All in-line wedge heads are deficient in overlap flow. And you NEED overlap flow. Without overlap flow, the engine will be what I call numb to almost any changes one might make. I know we’ve all seen engines like that. You can port the heads and the results suck. Change the intake manifold and nothing. Bigger headers and again nothing. BTDT. We also see it on dyno tests all the time. They also don’t respond to normal tuning changes. The engine is just numb.
When you see something like that, bet everything you have that the cam timing is wrong. It is the brain of the engine. And a numb brain means a numb engine.
Contrary to popular belief, lower compression engines usually need a bigger primary tube than the same engine with a larger primary tube. It’s all related.

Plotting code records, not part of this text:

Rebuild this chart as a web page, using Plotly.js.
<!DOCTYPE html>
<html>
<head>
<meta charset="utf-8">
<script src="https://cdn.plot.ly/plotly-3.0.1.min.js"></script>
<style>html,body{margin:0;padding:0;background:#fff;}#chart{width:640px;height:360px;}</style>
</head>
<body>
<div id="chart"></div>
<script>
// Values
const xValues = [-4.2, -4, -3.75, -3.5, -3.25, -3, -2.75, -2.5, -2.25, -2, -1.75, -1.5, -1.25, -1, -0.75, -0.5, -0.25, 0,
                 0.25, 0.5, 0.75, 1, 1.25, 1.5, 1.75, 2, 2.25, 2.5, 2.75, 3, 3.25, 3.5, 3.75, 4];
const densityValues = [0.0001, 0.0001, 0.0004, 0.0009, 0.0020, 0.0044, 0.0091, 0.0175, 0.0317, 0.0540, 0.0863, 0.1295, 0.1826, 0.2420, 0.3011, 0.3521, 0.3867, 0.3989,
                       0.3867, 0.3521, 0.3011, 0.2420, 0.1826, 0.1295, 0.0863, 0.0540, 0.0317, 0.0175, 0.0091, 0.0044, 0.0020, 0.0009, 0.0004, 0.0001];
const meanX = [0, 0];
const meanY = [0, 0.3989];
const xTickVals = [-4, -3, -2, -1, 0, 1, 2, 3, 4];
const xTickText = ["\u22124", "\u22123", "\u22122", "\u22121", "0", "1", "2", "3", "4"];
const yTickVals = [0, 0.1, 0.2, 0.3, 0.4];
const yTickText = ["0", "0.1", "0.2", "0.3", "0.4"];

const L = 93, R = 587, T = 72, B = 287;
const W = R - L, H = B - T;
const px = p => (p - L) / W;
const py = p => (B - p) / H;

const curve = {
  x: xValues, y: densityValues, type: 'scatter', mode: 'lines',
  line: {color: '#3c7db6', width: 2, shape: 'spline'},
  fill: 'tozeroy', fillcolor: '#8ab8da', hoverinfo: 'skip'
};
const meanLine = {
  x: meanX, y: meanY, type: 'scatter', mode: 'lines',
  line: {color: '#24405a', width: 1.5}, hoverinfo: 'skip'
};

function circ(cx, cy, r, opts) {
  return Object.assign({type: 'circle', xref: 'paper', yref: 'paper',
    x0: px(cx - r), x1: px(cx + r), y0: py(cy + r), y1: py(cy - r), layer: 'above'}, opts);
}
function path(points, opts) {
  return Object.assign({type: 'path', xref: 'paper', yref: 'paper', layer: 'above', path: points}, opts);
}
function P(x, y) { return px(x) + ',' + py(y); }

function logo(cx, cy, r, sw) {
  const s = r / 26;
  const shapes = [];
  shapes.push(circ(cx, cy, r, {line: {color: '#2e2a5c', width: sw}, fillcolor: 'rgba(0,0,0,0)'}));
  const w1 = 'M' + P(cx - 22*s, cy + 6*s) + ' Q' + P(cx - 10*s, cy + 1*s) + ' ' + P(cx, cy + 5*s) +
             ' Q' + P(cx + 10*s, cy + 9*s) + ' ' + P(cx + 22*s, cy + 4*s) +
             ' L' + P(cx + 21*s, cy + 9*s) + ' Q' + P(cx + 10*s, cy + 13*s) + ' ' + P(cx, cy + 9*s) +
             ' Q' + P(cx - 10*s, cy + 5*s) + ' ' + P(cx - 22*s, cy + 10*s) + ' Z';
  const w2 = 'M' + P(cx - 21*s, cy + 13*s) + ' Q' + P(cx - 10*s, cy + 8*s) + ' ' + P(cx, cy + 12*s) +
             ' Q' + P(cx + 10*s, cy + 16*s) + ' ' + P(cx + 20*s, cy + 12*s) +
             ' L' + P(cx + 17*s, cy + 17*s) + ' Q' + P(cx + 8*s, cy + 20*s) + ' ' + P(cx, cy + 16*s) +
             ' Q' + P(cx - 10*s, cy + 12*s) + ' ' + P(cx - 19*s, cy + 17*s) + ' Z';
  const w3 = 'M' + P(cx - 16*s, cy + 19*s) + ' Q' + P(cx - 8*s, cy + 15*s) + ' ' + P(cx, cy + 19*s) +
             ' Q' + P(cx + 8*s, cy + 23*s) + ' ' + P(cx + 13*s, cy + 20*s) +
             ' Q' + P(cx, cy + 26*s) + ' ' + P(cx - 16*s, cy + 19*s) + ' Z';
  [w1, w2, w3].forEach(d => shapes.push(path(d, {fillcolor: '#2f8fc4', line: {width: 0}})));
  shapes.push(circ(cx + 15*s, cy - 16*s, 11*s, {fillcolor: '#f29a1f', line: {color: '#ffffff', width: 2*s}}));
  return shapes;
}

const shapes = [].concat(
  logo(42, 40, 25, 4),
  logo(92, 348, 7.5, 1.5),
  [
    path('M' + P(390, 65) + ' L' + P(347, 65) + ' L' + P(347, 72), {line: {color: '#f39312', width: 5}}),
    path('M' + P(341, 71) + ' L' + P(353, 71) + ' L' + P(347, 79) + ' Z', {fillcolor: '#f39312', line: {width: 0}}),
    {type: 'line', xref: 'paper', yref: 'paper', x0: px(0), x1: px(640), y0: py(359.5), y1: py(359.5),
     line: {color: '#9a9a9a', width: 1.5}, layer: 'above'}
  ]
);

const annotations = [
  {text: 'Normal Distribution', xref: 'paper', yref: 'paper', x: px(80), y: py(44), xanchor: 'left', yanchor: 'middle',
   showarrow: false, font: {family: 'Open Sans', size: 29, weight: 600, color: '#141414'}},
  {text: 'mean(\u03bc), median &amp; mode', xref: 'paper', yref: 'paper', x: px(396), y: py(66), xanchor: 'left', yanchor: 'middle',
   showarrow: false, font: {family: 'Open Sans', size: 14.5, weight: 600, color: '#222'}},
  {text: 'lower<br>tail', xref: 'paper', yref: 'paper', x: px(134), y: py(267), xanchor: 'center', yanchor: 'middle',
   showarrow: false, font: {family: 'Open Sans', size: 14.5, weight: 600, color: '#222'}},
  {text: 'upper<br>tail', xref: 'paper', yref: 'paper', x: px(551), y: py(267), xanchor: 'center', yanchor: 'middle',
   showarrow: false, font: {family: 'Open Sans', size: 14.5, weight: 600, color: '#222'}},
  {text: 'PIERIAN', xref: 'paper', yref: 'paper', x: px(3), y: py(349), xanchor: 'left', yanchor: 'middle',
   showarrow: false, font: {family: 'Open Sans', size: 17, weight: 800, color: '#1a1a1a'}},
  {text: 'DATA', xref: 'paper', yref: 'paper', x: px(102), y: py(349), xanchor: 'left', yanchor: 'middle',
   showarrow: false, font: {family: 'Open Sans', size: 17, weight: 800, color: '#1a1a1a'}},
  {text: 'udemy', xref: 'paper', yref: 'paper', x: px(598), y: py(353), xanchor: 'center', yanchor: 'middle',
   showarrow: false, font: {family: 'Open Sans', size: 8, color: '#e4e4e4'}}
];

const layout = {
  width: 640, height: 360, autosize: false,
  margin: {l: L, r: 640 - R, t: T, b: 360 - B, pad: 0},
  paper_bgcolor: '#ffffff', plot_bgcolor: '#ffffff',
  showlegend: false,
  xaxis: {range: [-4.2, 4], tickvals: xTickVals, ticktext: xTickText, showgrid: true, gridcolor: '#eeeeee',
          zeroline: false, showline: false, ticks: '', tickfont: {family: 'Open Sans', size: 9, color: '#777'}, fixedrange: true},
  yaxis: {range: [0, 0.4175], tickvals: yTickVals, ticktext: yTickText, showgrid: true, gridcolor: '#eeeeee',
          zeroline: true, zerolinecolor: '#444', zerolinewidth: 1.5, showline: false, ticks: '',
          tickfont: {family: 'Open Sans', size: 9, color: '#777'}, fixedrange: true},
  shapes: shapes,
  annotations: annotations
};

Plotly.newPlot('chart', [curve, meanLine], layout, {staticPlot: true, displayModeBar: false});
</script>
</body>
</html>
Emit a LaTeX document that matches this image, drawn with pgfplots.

So now we have a relatively high compression ratio and no overlap flow and you bolt on bigger headers and…nothing. And I’d bet when the big headers went on, you had to add jet. That’s your clue the header isn’t working. Big jets are SLOW.
Look at a Hemi. It has incredible overlap flow. So much so that you need to do things to reduce it or you throw power right out the pipes. The in-line wedge is the other end of the spectrum.

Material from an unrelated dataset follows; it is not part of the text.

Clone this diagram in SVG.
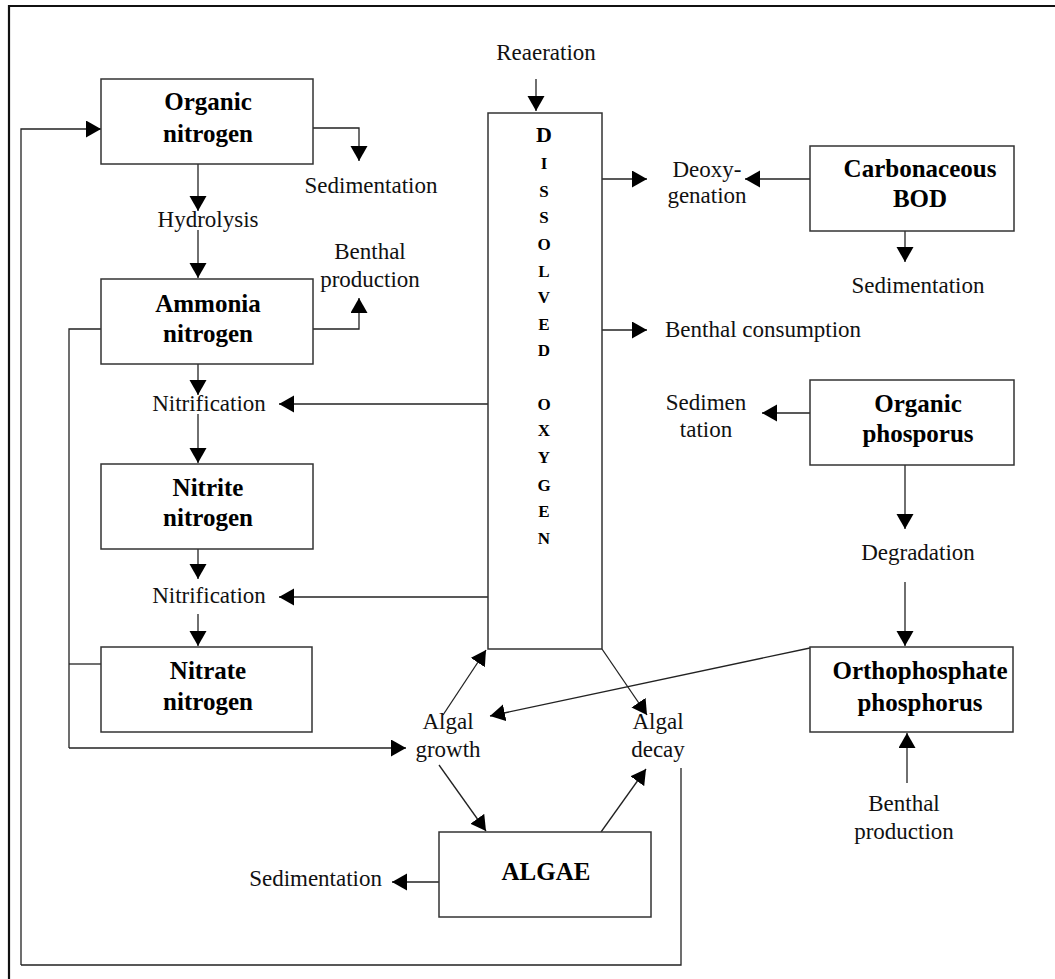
<svg xmlns="http://www.w3.org/2000/svg" width="1055" height="979" viewBox="0 0 1055 979">
<defs>
<marker id="ah" markerUnits="userSpaceOnUse" markerWidth="16" markerHeight="18" refX="15" refY="8.5" orient="auto">
<path d="M0,0 L15,8.5 L0,17 z" fill="#000"/>
</marker>
<style>
.box{fill:#fff;stroke:#333;stroke-width:1.5}
.c{fill:none;stroke:#222;stroke-width:1.3}
.a{marker-end:url(#ah)}
.b{font-family:"Liberation Serif","Times New Roman",serif;font-weight:bold;font-size:25px;fill:#000;text-anchor:middle}
.t{font-family:"Liberation Serif","Times New Roman",serif;font-size:23px;fill:#111;text-anchor:middle}
.l{font-family:"Liberation Serif","Times New Roman",serif;font-weight:bold;font-size:17px;fill:#000;text-anchor:middle}
</style>
</defs>
<rect x="0" y="0" width="1055" height="979" fill="#fff"/>
<path d="M9,979 L9,6 L1055,6" fill="none" stroke="#111" stroke-width="2.2"/>

<g id="connectors">
<path class="c a" d="M21,965 L21,129 L101,129"/>
<path class="c" d="M681,768 L681,965 L21,965"/>
<path class="c a" d="M313,128 L359,128 L359,161"/>
<path class="c a" d="M198,164 L198,211"/>
<path class="c a" d="M198,230 L198,278"/>
<path class="c a" d="M313,329 L359,329 L359,298"/>
<path class="c" d="M101,329 L69,329 L69,748"/>
<path class="c" d="M69,664 L101,664"/>
<path class="c a" d="M69,748 L406,748"/>
<path class="c a" d="M198,364 L198,395"/>
<path class="c a" d="M198,414 L198,463"/>
<path class="c a" d="M488,404 L279,404"/>
<path class="c a" d="M198,549 L198,579"/>
<path class="c a" d="M198,614 L198,646"/>
<path class="c a" d="M488,597 L279,597"/>
<path class="c a" d="M536,79 L536,111"/>
<path class="c a" d="M602,179 L647,179"/>
<path class="c a" d="M810,179 L745,179"/>
<path class="c a" d="M905,231 L905,262"/>
<path class="c a" d="M602,330 L647,330"/>
<path class="c a" d="M810,413 L762,413"/>
<path class="c a" d="M905,465 L905,529"/>
<path class="c a" d="M905,582 L905,646"/>
<path class="c a" d="M907,783 L907,733"/>
<path class="c a" d="M810,648 L490,716"/>
<path class="c a" d="M443,715 L486,650"/>
<path class="c a" d="M602,649 L647,715"/>
<path class="c a" d="M439,765 L486,831"/>
<path class="c a" d="M601,832 L646,769"/>
<path class="c a" d="M439,882 L392,882"/>
</g>

<g id="organic-nitrogen">
<rect class="box" x="101" y="79" width="212" height="85"/>
<text class="b" x="208" y="110">Organic</text>
<text class="b" x="208" y="142">nitrogen</text>
</g>
<g id="ammonia-nitrogen">
<rect class="box" x="101" y="279" width="212" height="85"/>
<text class="b" x="208" y="312">Ammonia</text>
<text class="b" x="208" y="342">nitrogen</text>
</g>
<g id="nitrite-nitrogen">
<rect class="box" x="101" y="464" width="212" height="85"/>
<text class="b" x="208" y="496">Nitrite</text>
<text class="b" x="208" y="526">nitrogen</text>
</g>
<g id="nitrate-nitrogen">
<rect class="box" x="101" y="647" width="211" height="85"/>
<text class="b" x="208" y="679">Nitrate</text>
<text class="b" x="208" y="710">nitrogen</text>
</g>
<g id="dissolved-oxygen">
<rect class="box" x="488" y="113" width="114" height="536"/>
<text class="l" x="544" y="142" style="font-size:22px">D</text>
<text class="l" x="544" y="169">I</text>
<text class="l" x="544" y="197">S</text>
<text class="l" x="544" y="223">S</text>
<text class="l" x="544" y="250">O</text>
<text class="l" x="544" y="277">L</text>
<text class="l" x="544" y="303">V</text>
<text class="l" x="544" y="330">E</text>
<text class="l" x="544" y="356">D</text>
<text class="l" x="544" y="410">O</text>
<text class="l" x="544" y="436">X</text>
<text class="l" x="544" y="463">Y</text>
<text class="l" x="544" y="491">G</text>
<text class="l" x="544" y="517">E</text>
<text class="l" x="544" y="544">N</text>
</g>
<g id="carbonaceous-bod">
<rect class="box" x="810" y="146" width="204" height="85"/>
<text class="b" x="920" y="177">Carbonaceous</text>
<text class="b" x="920" y="207">BOD</text>
</g>
<g id="organic-phosphorus">
<rect class="box" x="810" y="380" width="204" height="85"/>
<text class="b" x="918" y="412">Organic</text>
<text class="b" x="918" y="442">phosporus</text>
</g>
<g id="orthophosphate">
<rect class="box" x="810" y="647" width="203" height="85"/>
<text class="b" x="920" y="679">Orthophosphate</text>
<text class="b" x="920" y="711">phosphorus</text>
</g>
<g id="algae">
<rect class="box" x="439" y="832" width="212" height="85"/>
<text class="b" x="546" y="880">ALGAE</text>
</g>

<g id="labels">
<text class="t" x="546" y="60">Reaeration</text>
<text class="t" x="371" y="193">Sedimentation</text>
<text class="t" x="208" y="227">Hydrolysis</text>
<text class="t" x="370" y="259">Benthal</text>
<text class="t" x="370" y="287">production</text>
<text class="t" x="209" y="411">Nitrification</text>
<text class="t" x="209" y="603">Nitrification</text>
<text class="t" x="707" y="177">Deoxy-</text>
<text class="t" x="707" y="203">genation</text>
<text class="t" x="918" y="293">Sedimentation</text>
<text class="t" x="665" y="337" style="text-anchor:start">Benthal consumption</text>
<text class="t" x="706" y="410">Sedimen</text>
<text class="t" x="706" y="437">tation</text>
<text class="t" x="918" y="560">Degradation</text>
<text class="t" x="448" y="729">Algal</text>
<text class="t" x="448" y="757">growth</text>
<text class="t" x="658" y="729">Algal</text>
<text class="t" x="658" y="757">decay</text>
<text class="t" x="904" y="811">Benthal</text>
<text class="t" x="904" y="839">production</text>
<text class="t" x="382" y="886" style="text-anchor:end">Sedimentation</text>
</g>
</svg>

Speaking specifically about carb applications, you need to pull on the booster as hard as you can. Anything you can do to pull the booster harder will make the engine make more power.
The number one killer of overlap flow is wide LSA’s. It just kills overlap flow and makes the engine numb. The closer to correct you are on overlap, the more power you will make because you are using that overlap to pull on the booster. The same goes for head porting. If you port the heads and flow more, but it requires bigger jetting, you can almost bet it will lose power. You lost the pull on the booster. It seems counter intuitive but that’s how it works.
The current trend has been for years now to reduce seat to seat timing (not bad if you do it correctly) and then open the LSA up to extend the RPM range where they need it. Invariably that engine will be numb to tuning, header sizing and intake manifolding.
So the header gets blamed when the cam is the issue.
We just went from 1.625 to 1.875 headers on @lead69’s Dart. The engine was pretty close on tune before the headers. Just bolting on the bigger headers made the engine pig rich. And most would jump to the conclusion that the big header was killing it. In fact, the opposite was true.
The big header actually was pulling harder on the boosters and even on the idle circuit (which is exactly what you want the header to do) and made it pig rich.
I had to go up .008 on the idle air bleeds, but I really need to go in and reduce the idle feed restricters some and go back down in idle air bleed for drivability.
I went 7 sizes SMALLER on the primary jets and 8 sizes smaller on the secondary jets. It’s pretty close at a cruise but it’s still a bit rich at WOT.
And all that is because the compression, cam timing and header size are working at overlap to pull on the booster.
If you bolt on better header or a better intake and it does nothing or goes slower, look at your cam and what you have at overlap.